From ‘The Strangeworlds Travel Agency’ trilogy to Benjamin Dean’s debut novel ‘Me, My Dad and the End of the Rainbow’, and a recently dubbed Waterstones Book of the Month by Louie Stowell, ‘Loki: A Bad God’s Guide to Being Good’. I am so excited about the changes happening in middle-grade fiction these days. The diversity that came about in Young Adult fiction many years ago is finally trickling down.

There are more books and resources around for schools now too, like Pop’n’Olly, whose books with easy to read kids stories about equality and diversity, have been sent to schools all over the country.

I am also thrilled to see that there are teachers around now who understand how important it is for young folks to see all sorts of humans and relationships; to know that it’s not the same for everyone, and there’s no such thing as ‘normal’.

That’s thanks to a change in the curriculum in 2019, which sees age-appropriate Relationship Education (RE) taught in primary schools, and Relationship and Sex Education (RSE) is taught in secondary schools.

Yes, it’s wonderful that schools now can teach about other types of families, including queer ones.
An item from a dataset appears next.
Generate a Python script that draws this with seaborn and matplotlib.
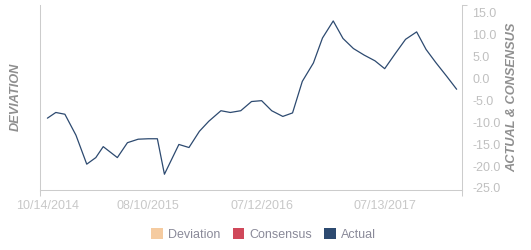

But, they don’t yet have to.

This kind of omission really shouldn’t be happening. As Stonewall says, ‘All LGBTQIA+ children and young people deserve an education that reflects who they are’.

The good news? This new relationship and sex education curriculum is up for review this year.

We’ve come so far already, folks. We can’t stop here. Do it for the kids out there in the world today - and for the kids we once were.